German theologian (1913-1987)

Kurt E. Koch (16 November 1913 – 25 January 1987) was a German Protestant theologian and writer from Berghausen, Pfinztal. He was best known for his publications on the occult.

== Life ==
After studying Protestant theology, Koch obtained a doctorate in theology from the University of Tübingen. He then became a pastor at the service of the Protestant Church in Baden. His functions were mainly working with young people and evangelism.

He also began writing books in the year 1949. That same year, Koch founded a mission to distribute the Bible and evangelistic writings around the world for free.
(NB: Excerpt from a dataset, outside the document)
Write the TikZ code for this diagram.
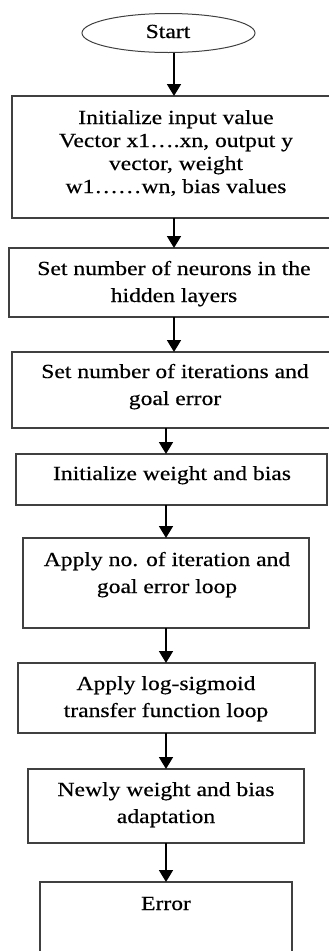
\documentclass[tikz,border=0pt]{standalone}
\usepackage{fontspec}
\setmainfont{Liberation Serif}[FakeStretch=1.18,FakeBold=0.5]
\usetikzlibrary{arrows.meta,shapes.geometric}
\definecolor{boxline}{HTML}{404040}
\tikzset{
  stepbox/.style={draw=boxline,line width=1.3pt,rectangle,inner sep=0pt,outer sep=0pt},
  startshape/.style={draw=boxline,line width=1pt,ellipse,inner sep=0pt,outer sep=0pt,minimum width=173pt,minimum height=39pt},
  txt/.style={inner sep=0pt,align=center,font=\fontsize{20}{27}\selectfont},
  txtA/.style={txt,font=\fontsize{20}{23}\selectfont},
  arr/.style={line width=1.8pt,-{Triangle[width=14pt,length=12pt]}}
}
\begin{document}
\begin{tikzpicture}[x=1pt,y=-1pt]
\useasboundingbox (0,0) rectangle (329,951);
\clip (0,0) rectangle (329,951);
\coordinate (axisA) at (174,0);
\coordinate (axisB) at (166,0);
% shapes
\node[startshape] (start) at (168.5,33) {};
\node[stepbox,minimum width=328pt,minimum height=122pt] (b1) at (176,157) {};
\node[stepbox,minimum width=329pt,minimum height=69pt] (b2) at (173.5,282.5) {};
\node[stepbox,minimum width=326pt,minimum height=76pt] (b3) at (175,390) {};
\node[stepbox,minimum width=311pt,minimum height=51pt] (b4) at (171.5,479.5) {};
\node[stepbox,minimum width=286pt,minimum height=90pt] (b5) at (166,583) {};
\node[stepbox,minimum width=297pt,minimum height=70pt] (b6) at (166.5,698) {};
\node[stepbox,minimum width=276pt,minimum height=74pt] (b7) at (166,806) {};
\node[stepbox,minimum width=252pt,minimum height=88pt] (b8) at (166,926) {};
% texts (anchor base = last line baseline)
\node[txt,anchor=base] (t0) at (168,38) {Start};
\node[txtA,anchor=base] (t1) at (176,193) {Initialize input value\\Vector x1….xn, output y\\vector, weight\\w1……wn, bias values};
\node[txt,anchor=base] (t2) at (174,302) {Set number of neurons in the\\hidden layers};
\node[txt,anchor=base] (t3) at (175,405) {Set number of iterations and\\goal error};
\node[txt,anchor=base] (t4) at (172,480) {Initialize weight and bias};
\node[txt,anchor=base] (t5) at (167,593) {Apply no. of iteration and\\goal error loop};
\node[txt,anchor=base] (t6) at (166,717) {Apply log-sigmoid\\transfer function loop};
\node[txt,anchor=base] (t7) at (166,823) {Newly weight and bias\\adaptation};
\node[txt,anchor=base] (t8) at (166,910) {Error};
% connectors
\draw[arr] (start.south -| axisA) -- (b1.north -| axisA);
\draw[arr] (b1.south -| axisA) -- (b2.north -| axisA);
\draw[arr] (b2.south -| axisA) -- (b3.north -| axisA);
\draw[arr] (b3.south -| axisB) -- (b4.north -| axisB);
\draw[arr] (b4.south -| axisB) -- (b5.north -| axisB);
\draw[arr] (b5.south -| axisB) -- (b6.north -| axisB);
\draw[arr] (b6.south -| axisB) -- (b7.north -| axisB);
\draw[arr] (b7.south -| axisB) -- (b8.north -| axisB);
\end{tikzpicture}
\end{document}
Over the following years, his missionary and evangelistic work led him to more than 100 countries, where he held lectures at universities, seminaries, Bible schools and many churches on every continent.

== Writing and theology ==
The main themes of his work and books were: the decision to live one's life for Christ, pastoral care in relation to the occult, information about demonic spirits, the various areas of revival of the earth, the work of the Holy Spirit and the return of Jesus.
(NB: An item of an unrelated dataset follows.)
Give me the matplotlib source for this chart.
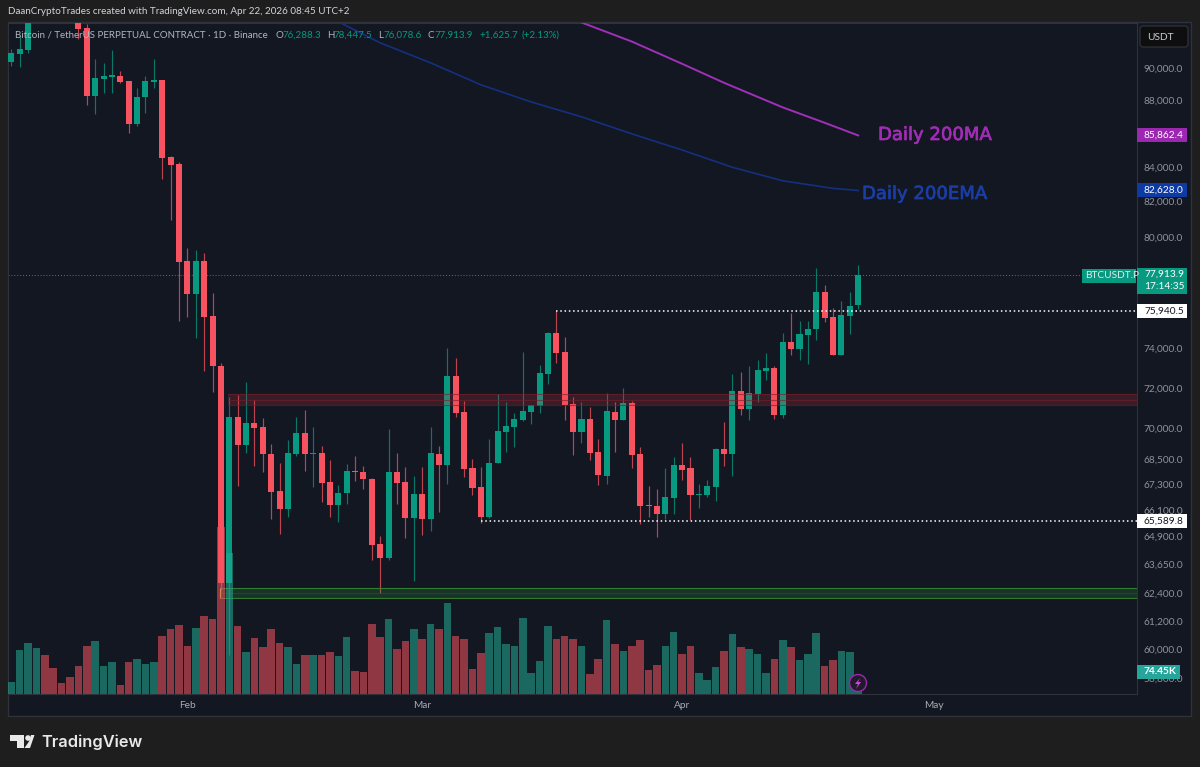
import numpy as np
import matplotlib
matplotlib.use('Agg')
import matplotlib.pyplot as plt
import matplotlib.patheffects as pe
from matplotlib.patches import Rectangle, Polygon, Circle, FancyBboxPatch
from matplotlib.transforms import IdentityTransform

plt.rcParams['font.family'] = ['Lato', 'DejaVu Sans']

W, H = 1200, 767

# daily candles, first one is Jan 11 2026. 3-7 sit above the visible range
open_ = [90370, 90890, 91140, 93600, 95200, 94500, 94000, 93700, 93730, 92540,
	88260, 89330, 89430, 89510, 89160, 86560, 88180, 89120, 89220, 84570,
	84180, 78670, 76870, 78670, 75710, 73110, 62830, 70540, 69170, 70250,
	70070, 68770, 67000, 66180, 68740, 69760, 68740, 68810, 67430, 66340,
	66890, 67930, 67900, 67580, 64580, 63930, 67900, 67430, 65760, 66870,
	65700, 68770, 68220, 72610, 70800, 68060, 67190, 65810, 68310, 69820,
	70070, 70400, 70800, 71090, 72700, 74800, 73840, 71190, 69820, 70440,
	68850, 67720, 70800, 70410, 71260, 68740, 66350, 66300, 65920, 66690,
	68230, 68060, 66800, 66830, 67190, 68990, 68740, 71850, 70960, 71680,
	72870, 73000, 70640, 74340, 73990, 74710, 75010, 77000, 75620, 73650,
	75710, 76288.3]
high = [91200, 92110, 94050, 96000, 96200, 95600, 94800, 94900, 94200, 92820,
	90560, 90310, 91140, 89840, 89200, 88760, 89470, 90560, 89260, 84640,
	84300, 79360, 79270, 79120, 76910, 73280, 71540, 71640, 72270, 71390,
	70490, 69220, 68340, 69430, 70540, 70900, 70080, 69140, 68440, 67290,
	68270, 68660, 68180, 67600, 64930, 69950, 68810, 68150, 67710, 68150,
	70080, 69140, 74010, 73500, 71340, 68500, 68150, 69460, 71690, 71280,
	70740, 73840, 71160, 73160, 74840, 75940, 74590, 71530, 71310, 71030,
	69490, 71760, 71310, 72000, 71350, 69100, 67240, 67090, 68100, 68600,
	69270, 68620, 67330, 67520, 69020, 70280, 72690, 72820, 73080, 73420,
	73760, 73080, 74830, 75880, 75410, 75460, 78270, 77360, 76140, 76510,
	76970, 78447.5]
low = [90140, 90080, 90950, 93200, 94000, 93600, 93400, 93300, 91850, 87710,
	87150, 88430, 88470, 89060, 86000, 86400, 87210, 88760, 83300, 80950,
	75460, 75620, 74540, 72870, 71810, 62530, 59750, 67210, 68810, 68200,
	67870, 65700, 65020, 65790, 68670, 67960, 67180, 66500, 65790, 65560,
	66390, 67460, 67100, 63850, 62390, 63850, 66390, 64830, 62940, 64960,
	65170, 66010, 67320, 70540, 67650, 66810, 65540, 65740, 68310, 68860,
	69100, 70330, 70210, 70770, 72200, 73280, 70410, 68700, 69270, 68470,
	67270, 67330, 68830, 70380, 68060, 65480, 65810, 64900, 65710, 65920,
	67520, 65660, 66200, 66740, 66550, 68180, 67680, 70650, 70410, 71310,
	72400, 70440, 70490, 73680, 73420, 73200, 74450, 75360, 73650, 73650,
	74750, 76078.6]
close = [90930, 91180, 93600, 95200, 94500, 94000, 93700, 93500, 92480, 88260,
	89370, 89470, 89530, 89100, 86560, 88220, 89160, 89220, 84510, 84120,
	78630, 76870, 78670, 75670, 73080, 62830, 70540, 69170, 70250, 70020,
	68740, 66970, 66170, 68790, 69760, 68740, 68800, 67390, 66340, 66910,
	67950, 67870, 67540, 64530, 63940, 67900, 67390, 65760, 66870, 65700,
	68790, 68220, 72610, 70770, 68030, 67140, 65810, 68340, 69870, 70120,
	70460, 70850, 71140, 72740, 74820, 73790, 71130, 69820, 70440, 68800,
	67740, 70820, 70420, 71260, 68700, 66300, 66300, 65920, 66720, 68230,
	68010, 66800, 66870, 67240, 68990, 68740, 71850, 70960, 71730, 72910,
	73000, 70640, 74340, 73990, 74760, 75040, 77000, 75570, 73650, 75760,
	76230, 77913.9]
volume_k = [47, 171, 200, 180, 152, 102, 43, 67, 109, 188,
	208, 109, 125, 34, 125, 136, 118, 125, 227, 254,
	269, 188, 260, 306, 293, 655, 553, 267, 165, 220,
	184, 255, 200, 184, 116, 152, 152, 152, 165, 149,
	223, 90, 86, 274, 223, 294, 176, 208, 255, 216,
	274, 255, 356, 227, 214, 97, 160, 238, 263, 195,
	188, 299, 82, 129, 267, 217, 227, 217, 188, 77,
	136, 289, 197, 169, 188, 210, 93, 113, 188, 243,
	158, 188, 82, 54, 106, 169, 234, 184, 178, 158,
	82, 136, 213, 184, 132, 158, 240, 109, 132, 169,
	165, 74.45]

ma_days = [68, 74, 80, 85, 92, 97, 101]
ma_200 = [92905, 91676, 90263, 89075, 87560, 86624, 85862.4]
ema_days = [39, 44, 50, 56, 62, 68, 74, 80, 86, 92, 98, 101]
ema_200 = [92951, 91592, 90325, 88950, 87892, 86986, 85959, 84995, 83975, 83188, 82750, 82628]

price_ticks = [90000, 88000, 86000, 84000, 82000, 80000, 78000, 76000, 74000, 72000, 70000,
	68500, 67300, 66100, 64900, 63650, 62400, 61200, 60000, 58800]
month_days = [21, 49, 80, 110]
month_names = ['Feb', 'Mar', 'Apr', 'May']

UP = '#089981'
DOWN = '#f7525f'
BG = '#131722'
FRAME = '#1e1e1e'
LINE = '#2f323a'
TICK = '#8f929b'
PURPLE = '#9c27b0'
BLUE = '#0d3aa5'
FS = 7.3
FS_TOP = 7.0


def pt(x, y):
	# image pixels to figure fractions
	return x / W, 1 - y / H


def to_disp(pts):
	return np.array(pts) * [1, -1] + [0, H]


def ftext(x, y, s, **kw):
	kw.setdefault('va', 'center')
	kw.setdefault('size', FS_TOP)
	return fig.text(*pt(x, y), s, **kw)


def value_label(price, text, bg, fg, width=50, sub=None, weight='normal'):
	# coloured tag on the price scale, placed from the price itself
	yd = ax.transData.transform((0, price))[1]
	height = 26 if sub else 14
	fig.add_artist(Rectangle((1137, yd + 7 - height), width, height, facecolor=bg,
		edgecolor='none', transform=IdentityTransform(), zorder=2))
	fig.text(1144, yd, text, color=fg, size=FS, va='center', weight=weight,
		transform=IdentityTransform(), zorder=3)
	if sub:
		fig.text(1144, yd - 12, sub, color=fg, size=FS, va='center', weight=weight,
			transform=IdentityTransform(), zorder=3)


fig = plt.figure(figsize=(W / 100, H / 100), dpi=100, facecolor=FRAME)

# chart frame incl. the price scale column
fig.add_artist(Rectangle(pt(8, 716), 1183 / W, 694 / H, facecolor=BG, edgecolor=LINE,
	linewidth=1, transform=fig.transFigure, zorder=-1))

rect = [8 / W, 1 - 694 / H, 1129 / W, 671 / H]
ax = fig.add_axes(rect, facecolor=BG, zorder=0)
ax.set_yscale('log')
ax.set_xlim(-0.394, 134.25)
ax.set_ylim(58150, 92870)

days = np.arange(len(open_))
o = np.array(open_)
c = np.array(close)
colors = [UP if b >= a else DOWN for a, b in zip(open_, close)]

ax.axhline(close[-1], color=UP, lw=0.7, ls=(0, (1, 2)), zorder=1)

# candles
ax.vlines(days, low, high, color=colors, lw=0.85, alpha=0.75, zorder=2)
ax.bar(days, np.abs(c - o), bottom=np.minimum(o, c), width=0.72, color=colors, zorder=3)

# levels sit over the candles
ax.add_patch(Rectangle((25.85, 71144), 108.4, 71668 - 71144, facecolor='#f23645', alpha=0.17, edgecolor='none', zorder=4))
ax.hlines([71144, 71400, 71668], 25.85, 134.25, color='#7a1c2c', lw=0.8, alpha=0.6, zorder=4)
ax.add_patch(Rectangle((24.9, 62178), 109.4, 62619 - 62178, facecolor='#2e9e3a', alpha=0.22, edgecolor='none', zorder=4))
ax.hlines([62619, 62178], 24.9, 134.25, color='#3a8a32', lw=0.8, alpha=0.85, zorder=4)
ax.hlines(62400, 24.9, 134.25, color='#2e7d32', lw=0.5, alpha=0.4, zorder=4)
ax.vlines(24.9, 62178, 62619, color='#c9b84a', lw=0.8, zorder=4)

ax.hlines(75940.5, 65, 134.25, color='white', lw=1.1, ls=(0, (1, 1.8)), zorder=5)
ax.hlines(65589.8, 56, 134.25, color='white', lw=1.1, ls=(0, (1, 1.8)), zorder=5)

ax.plot(ma_days, ma_200, color='#a030b8', lw=1.4, zorder=4)
ax.plot(ema_days, ema_200, color='#14307f', lw=1.2, zorder=4)

ax.yaxis.tick_right()
ax.set_yticks(price_ticks)
ax.set_yticklabels([f'{t:,.1f}' for t in price_ticks])
ax.minorticks_off()
ax.tick_params(axis='y', length=0, pad=5, labelcolor=TICK, labelsize=FS)
ax.set_xticks(month_days)
ax.set_xticklabels(month_names)
ax.tick_params(axis='x', length=0, pad=5, labelcolor='#a8abb4', labelsize=FS)
for side in ax.spines:
	ax.spines[side].set_color(LINE)
	ax.spines[side].set_linewidth(0.8)

# volume pane, same width, own scale
ax_vol = fig.add_axes(rect, facecolor='none', zorder=0.5)
ax_vol.set_xlim(ax.get_xlim())
ax_vol.set_ylim(0, 671 * 3.92)
vol_colors = ['#22ab94' if b >= a else '#f7525f' for a, b in zip(open_, close)]
ax_vol.bar(days, volume_k, width=0.9, color=vol_colors, alpha=0.55, linewidth=0)
ax_vol.axis('off')

# header and legend
ftext(8, 12, 'DaanCryptoTrades created with TradingView.com, Apr 22, 2026 08:45 UTC+2', color='#d1d4dc', size=7.15)
ftext(15, 35, 'Bitcoin / TetherUS PERPETUAL CONTRACT · 1D · Binance', color='#b2b5be')
for x, s in [(275, 'O'), (327, 'H'), (378, 'L'), (428, 'C')]:
	ftext(x, 35, s, color='#b2b5be')
for x, s in [(282, '76,288.3'), (333, '78,447.5'), (383, '76,078.6'), (434, '77,913.9'),
		(479, '+1,625.7'), (521, '(+2.13%)')]:
	ftext(x, 35, s, color=UP)

# notes on the lines
stroke = lambda col: [pe.withStroke(linewidth=0.5, foreground=col)]
ftext(878, 135, 'Daily 200MA', color='#a12cb6', size=13, family='DejaVu Sans', path_effects=stroke('#a12cb6'))
ftext(862, 194, 'Daily 200EMA', color='#1a3da6', size=13, family='DejaVu Sans', path_effects=stroke('#1a3da6'))

# price scale tags
value_label(ma_200[-1], '85,862.4', PURPLE, 'white')
value_label(ema_200[-1], '82,628.0', BLUE, 'white')
value_label(close[-1], '77,913.9', UP, 'white', sub='17:14:35')
value_label(75940.5, '75,940.5', 'white', '#131722')
value_label(65589.8, '65,589.8', 'white', '#131722')
value_label(59050, '74.45K', '#26a69a', 'white', width=43, weight='bold')

fig.add_artist(Rectangle(pt(1082, 283), 54 / W, 14 / H, facecolor=UP, edgecolor='none',
	transform=fig.transFigure, zorder=2))
ftext(1085, 276, 'BTCUSDT.P', color='#d8f0ea', size=FS, zorder=3)

# USDT button
fig.add_artist(FancyBboxPatch((1142, H - 45), 44, 17, boxstyle='round,pad=2,rounding_size=3',
	facecolor='#0e0e0e', edgecolor='#34363c', linewidth=0.8, transform=IdentityTransform(), zorder=2))
ftext(1147, 37, 'USDT', color='#c9ccd3', size=FS, zorder=3)

# alert icon on the last volume bar
fig.add_artist(Circle((858, H - 683), 8.5, facecolor='#221a2c', edgecolor=PURPLE, linewidth=1,
	transform=IdentityTransform(), zorder=2))
fig.add_artist(Polygon(to_disp([[860, 678], [855, 684], [858, 684], [856, 689], [861, 682], [858, 682]]),
	closed=True, facecolor='#c44ed8', edgecolor='none', transform=IdentityTransform(), zorder=3))

# TradingView logo
logo = dict(facecolor='#e9e9e9', edgecolor='none', transform=IdentityTransform(), zorder=3)
fig.add_artist(Polygon(to_disp([(10, 735), (23.5, 735), (23.5, 748), (17, 748), (17, 741), (10, 741)]), closed=True, **logo))
fig.add_artist(Circle((28, H - 738), 2.8, **logo))
fig.add_artist(Polygon(to_disp([(34.5, 735), (30, 748), (24.5, 748), (29, 741.5), (31, 735)]), closed=True, **logo))
ftext(41, 742, 'TradingView', color='#e9e9e9', size=11.8, family='Inter', weight='semibold')

fig.savefig('out.png', dpi=100, facecolor=FRAME)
Some of his books were published under the pseudonyms Klaus Becker, Carol Córnea, Peter Diestel, Kasimir Kucharski, Marc Marot, and René Monod.
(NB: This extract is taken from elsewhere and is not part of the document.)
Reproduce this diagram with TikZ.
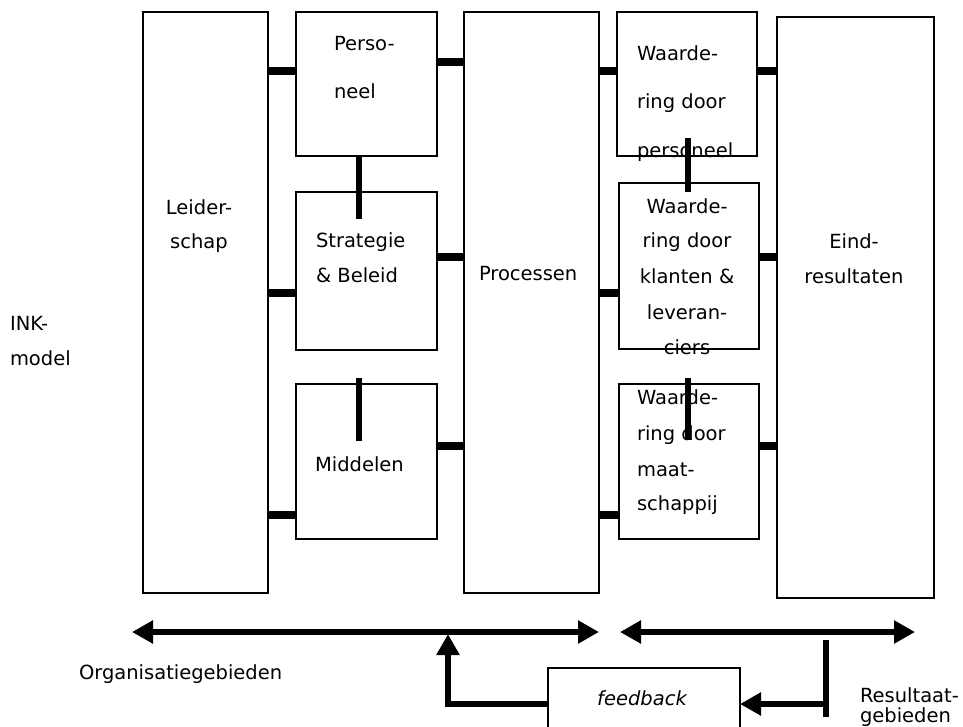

Koch was convinced of the existence of witchcraft and black magic that competed in a fight against "the good" for terrestrial supremacy.

== Publishing company ==
Koch founded his own publishing company to distribute his writings called "Bibel- und Schriftenmission Dr. Kurt E. Koch". It is the leading distributor of his materials in Lindach, Germany.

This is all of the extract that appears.